What is being asked >> Copy out each line in the material below that has the word "LaTeX".

Exercise data >>
**********
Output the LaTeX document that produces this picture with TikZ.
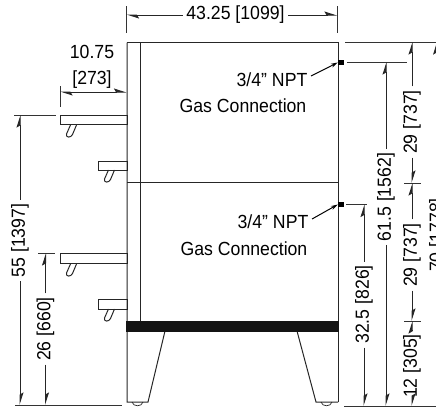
\documentclass[tikz,border=0pt]{standalone}
\usepackage{fontspec}
\setmainfont[FakeStretch=0.93]{Liberation Sans}
\usetikzlibrary{arrows.meta}
\tikzset{
  font={\fontsize{19pt}{27pt}\selectfont},
  dimtip/.tip={Stealth[harpoon,length=11pt,width=7pt,inset=2pt]},
  lbl/.style={inner sep=3.5pt,text=black},
  dimlbl/.style={lbl,rotate=90},
  part/.style={draw=black!85,line width=1pt},
  extline/.style={draw=black!80,line width=0.9pt},
  dimline/.style={draw=black!85,line width=1pt,-dimtip},
  gasblock/.style={fill=black,inner sep=0pt,minimum width=6pt,minimum height=5pt},
  leader/.style={draw=black,line width=1pt,-{Stealth[length=7pt,width=4pt]}}}
\begin{document}
\begin{tikzpicture}[x=1pt,y=-1pt]
\useasboundingbox (0,0) rectangle (436,408);
\draw [part] (127,42.5) -- (338,42.5) -- (338,402);
\draw [part] (127,42.5) -- (127,402) -- (148,402) -- (165,331);
\draw [part] (140,42.5) -- (140,321);
\draw [part] (127,182) -- (338,182);
\draw [part] (297,331) -- (316,402) -- (338,402);
\fill [black!92] (126,321) rectangle (338.5,331.5);
\draw [part,line width=0.7pt] (132,402) .. controls (133,407) and (142,407) .. (143,402);
\draw [part,line width=0.7pt] (321,402) .. controls (322,407) and (331,407) .. (332,402);
\draw [part] (60,115) rectangle (127,124.5);
\draw [part] (98.5,161) rectangle (127,170);
\draw [part] (60,253.5) rectangle (127,263.5);
\draw [part] (98.5,299.5) rectangle (127,309);
\draw [part] (70.5,125) -- (66.5,134) .. controls (65.5,138) and (71,138) .. (72.5,134.5) -- (76.5,125);
\draw [part] (108.5,170) -- (104.5,179) .. controls (103.5,183) and (109,183) .. (110.5,179.5) -- (114.5,170);
\draw [part] (70.5,264) -- (66.5,273) .. controls (65.5,277) and (71,277) .. (72.5,273.5) -- (76.5,264);
\draw [part] (108.5,309) -- (104.5,318) .. controls (103.5,322) and (109,322) .. (110.5,318.5) -- (114.5,309);
\node [gasblock] (blocktop) at (341,62.5) {};
\node [gasblock] (blockbot) at (341,204.5) {};
\node [lbl] (npttop) at (272,80) {3/4” NPT};
\node [lbl] (gastop) at (243,106) {Gas Connection};
\node [lbl] (nptbot) at (273,222) {3/4” NPT};
\node [lbl] (gasbot) at (244,249) {Gas Connection};
\draw [leader] ([yshift=4pt]npttop.east) -- (blocktop.west);
\draw [leader] ([yshift=3pt]nptbot.east) -- (blockbot.west);
\coordinate (widthl) at (126.5,15);
\coordinate (widthr) at (337,15);
\coordinate (depthl) at (60,92);
\coordinate (depthr) at (126.5,92);
\coordinate (base) at (20,405);
\coordinate (shelfa) at (20,115);
\coordinate (basea) at (45.5,405);
\coordinate (shelfb) at (45.5,253);
\coordinate (gasa) at (386,62);
\coordinate (gasafoot) at (386,406);
\coordinate (gasb) at (364,204.5);
\coordinate (gasbfoot) at (364,406);
\coordinate (tophi) at (412,42);
\coordinate (joinhi) at (412,183);
\coordinate (joinlo) at (412,321);
\coordinate (toefoot) at (412,406);
\coordinate (alltop) at (436.5,42);
\draw [extline] (126.5,6) -- (126.5,33);
\draw [extline] (337,6) -- (337,33);
\draw [extline] (60,86) -- (60,107);
\draw [extline] (14,115) -- (56,115);
\draw [extline] (38,253) -- (55,253);
\draw [extline] (15,405) -- (122,405);
\draw [extline] (345,42) -- (436,42);
\draw [extline] (347,62) -- (407,62);
\draw [extline] (346,204.5) -- (367,204.5);
\draw [extline] (404,183) -- (421,183);
\draw [extline] (404,321) -- (421,321);
\draw [extline] (344,406) -- (436,406);
\node [lbl] (widthdim) at (235.5,15) {43.25 [1099]};
\node [lbl] (depthtxt) at (92,52) {10.75};
\node [lbl] (depthdim) at (92,80) {[273]};
\node [dimlbl] (shelfadim) at (20,240.5) {55 [1397]};
\node [dimlbl] (shelfbdim) at (45.5,329) {26 [660]};
\node [dimlbl] (gasadim) at (386,197) {61.5 [1562]};
\node [dimlbl] (gasbdim) at (364,304.5) {32.5 [826]};
\node [dimlbl] (tophidim) at (412,122) {29 [737]};
\node [dimlbl] (lowdim) at (412,255) {29 [737]};
\node [dimlbl] (toedim) at (412,366) {12 [305]};
\node [dimlbl] (alldim) at (438,235) {70 [1778]};
\draw [dimline] (widthdim) -- (widthl);
\draw [dimline] (widthdim) -- (widthr);
\draw [dimline,dimtip-dimtip] (depthl) -- (depthr);
\draw [dimline] (shelfadim) -- (shelfa);
\draw [dimline] (shelfadim) -- (base);
\draw [dimline] (shelfbdim) -- (shelfb);
\draw [dimline] (shelfbdim) -- (basea);
\draw [dimline] (gasadim) -- (gasa);
\draw [dimline] (gasadim) -- (gasafoot);
\draw [dimline] (gasbdim) -- (gasb);
\draw [dimline] (gasbdim) -- (gasbfoot);
\draw [dimline] (tophidim) -- (tophi);
\draw [dimline] (tophidim) -- (joinhi);
\draw [dimline] (lowdim) -- (joinhi);
\draw [dimline] (lowdim) -- (joinlo);
\draw [dimline] (toedim) -- (joinlo);
\draw [dimline] (toedim) -- (toefoot);
\draw [dimline] (alldim) -- (alltop);
\end{tikzpicture}
\end{document}
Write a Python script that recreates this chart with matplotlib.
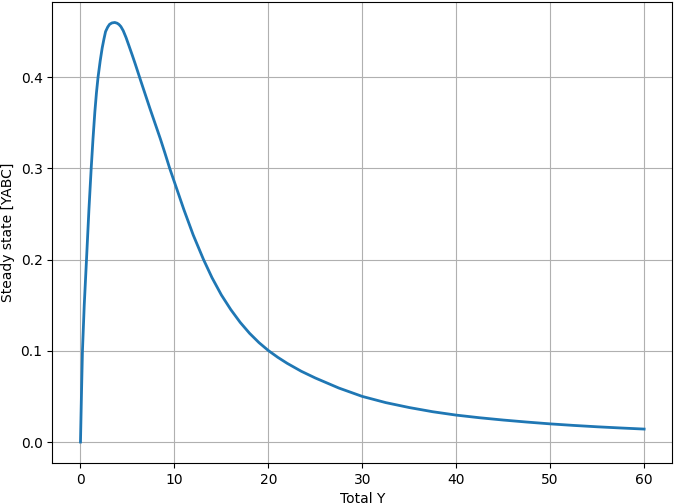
import matplotlib
matplotlib.use("Agg")
import matplotlib.pyplot as plt

total_y = [0, 0.1, 0.21, 0.4, 0.64, 0.9, 1.14, 1.33, 1.53, 1.7, 1.87, 2.1, 2.31,
           2.5, 2.67, 2.9, 3.1, 3.35, 3.65, 3.9, 4.1, 4.3, 4.55, 4.85, 5.16,
           5.5, 5.83, 6.1, 6.4, 6.9, 7.4, 8.0, 8.5, 9.0, 9.5, 10.0, 10.5, 11.0,
           12.0, 13.1, 14.0, 15.0, 16.0, 17.0, 18.0, 19.0, 20.0, 21.0, 22.0,
           23.5, 25.0, 27.5, 30.0, 32.5, 35.0, 37.5, 40.0, 42.5, 45.0, 47.5,
           50.0, 52.5, 55.0, 57.5, 60.0]
steady = [0, 0.05, 0.1, 0.15, 0.2, 0.255, 0.3, 0.332, 0.362, 0.383, 0.4, 0.418,
          0.432, 0.442, 0.45, 0.455, 0.458, 0.4595, 0.46, 0.4592, 0.4578,
          0.4555, 0.451, 0.4435, 0.4345, 0.4245, 0.4145, 0.406, 0.3965, 0.381,
          0.3655, 0.3475, 0.3325, 0.3165, 0.3, 0.285, 0.27, 0.255, 0.227, 0.2,
          0.1802, 0.1612, 0.1452, 0.1312, 0.1192, 0.109, 0.1003, 0.0929,
          0.0863, 0.0776, 0.0702, 0.0592, 0.0500, 0.0432, 0.0378, 0.0332,
          0.0295, 0.0266, 0.0241, 0.0219, 0.0199, 0.0182, 0.0167, 0.0154,
          0.0142]

fig = plt.figure(figsize=(6.74, 5.04), dpi=100)
ax = fig.add_axes([52.3/674, 1 - 463/504, (672.3-52.3)/674, (463-1.5)/504])
ax.plot(total_y, steady, color="#1f77b4", linewidth=2)
ax.set_xlabel("Total Y")
ax.set_ylabel("Steady state [YABC]")
ax.grid(True)
fig.savefig("out.png", dpi=100)
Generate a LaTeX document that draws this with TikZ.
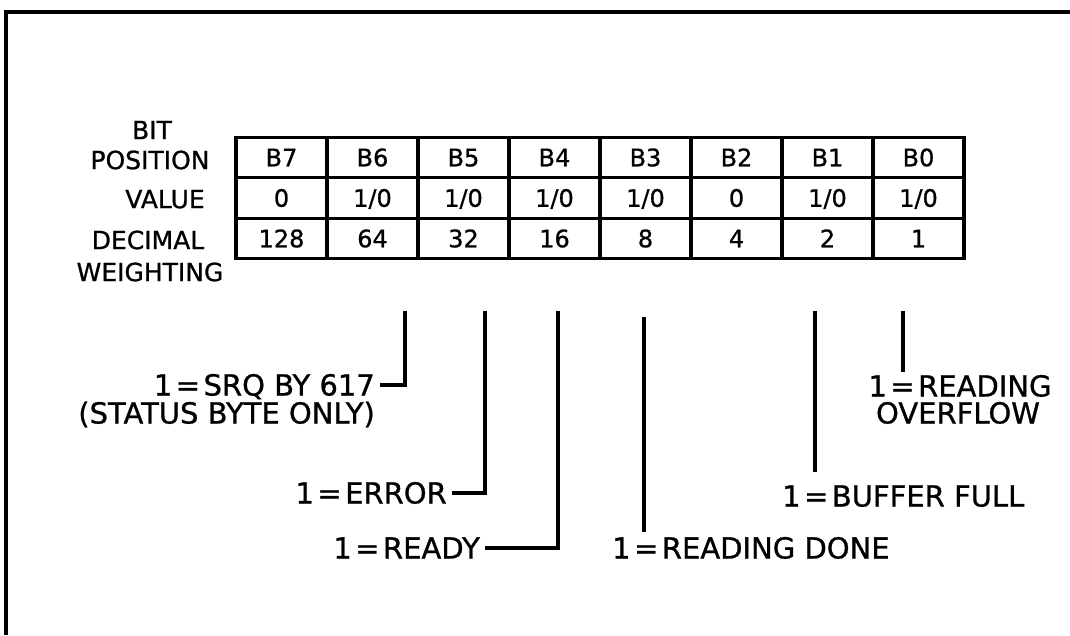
\documentclass[tikz,border=0pt]{standalone}
\usepackage{fontspec}
\setmainfont{DejaVu Sans}[FakeBold=0.9]
\newcommand{\myeq}{\hspace{0.12em}=\hspace{0.12em}}
\begin{document}
\begin{tikzpicture}[x=1pt,y=-1pt,
  cell/.style={draw, line width=3.4pt, minimum width=91pt, minimum height=40.5pt,
    inner sep=0pt, text height=17.5pt, text depth=0pt, font=\fontsize{24}{24}\selectfont},
  rowlab/.style={inner sep=0pt, text height=18.2pt, text depth=0pt, font=\fontsize{25}{25}\selectfont},
  lab/.style={inner xsep=5pt, inner ysep=0pt, text height=21pt, text depth=0pt, font=\fontsize{29}{29}\selectfont},
  lead/.style={line width=3.2pt},
  framel/.style={line width=3.5pt}]
\useasboundingbox (0,0) rectangle (1070,635);
% frame
\draw[framel] (1070,12) -- (6,12) -- (6,635);
% row labels
\node[rowlab] (lbit) at (152,130) {BIT};
\node[rowlab] (lpos) at (150,160) {POSITION};
\node[rowlab] (lval) at (165,199) {VALUE};
\node[rowlab] (ldec) at (148,240) {DECIMAL};
\node[rowlab] (lwei) at (150,272) {WEIGHTING};
% table
\foreach \t [count=\i from 0] in {B7,B6,B5,B4,B3,B2,B1,B0}
  \node[cell] (p\i) at ({281.5+91*\i},157.5) {\t};
\foreach \t [count=\i from 0] in {0,1/0,1/0,1/0,1/0,0,1/0,1/0}
  \node[cell] (v\i) at ({281.5+91*\i},198) {\t};
\foreach \t [count=\i from 0] in {128,64,32,16,8,4,2,1}
  \node[cell] (w\i) at ({281.5+91*\i},238.5) {\t};
% leader start points
\coordinate (a6) at (405,311);
\coordinate (a5) at (485,311);
\coordinate (a4) at (558,311);
\coordinate (a3) at (644,317);
\coordinate (a1) at (815,311);
\coordinate (a0) at (903,311);
% labels
\node[lab, anchor=east] (srq) at (380,385) {1\myeq SRQ BY 617};
\node[lab, anchor=east, inner xsep=0pt] (stat) at (375,413) {(STATUS BYTE ONLY)};
\node[lab, anchor=east] (err) at (452,493) {1\myeq ERROR};
\node[lab, anchor=east] (rdy) at (485,548) {1\myeq READY};
\node[lab, anchor=west, inner xsep=0pt] (done) at (612,548) {1\myeq READING DONE};
\node[lab, anchor=west, inner xsep=0pt] (full) at (782,496) {1\myeq BUFFER FULL};
\node[lab, inner xsep=0pt] (rd) at (960,386) {1\myeq READING};
\node[lab, inner xsep=0pt] (ovf) at (958,413) {OVERFLOW};
% leaders
\draw[lead] (a6) |- (srq.east);
\draw[lead] (a5) |- (err.east);
\draw[lead] (a4) |- (rdy.east);
\draw[lead] (a3) -- ([yshift=5pt]a3 |- done.north);
\draw[lead] (a1) -- ([yshift=13pt]a1 |- full.north);
\draw[lead] (a0) -- ([yshift=3pt]a0 |- rd.north);
\end{tikzpicture}
\end{document}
**********
Answer in full >>
Output the LaTeX document that produces this picture with TikZ.
Generate a LaTeX document that draws this with TikZ.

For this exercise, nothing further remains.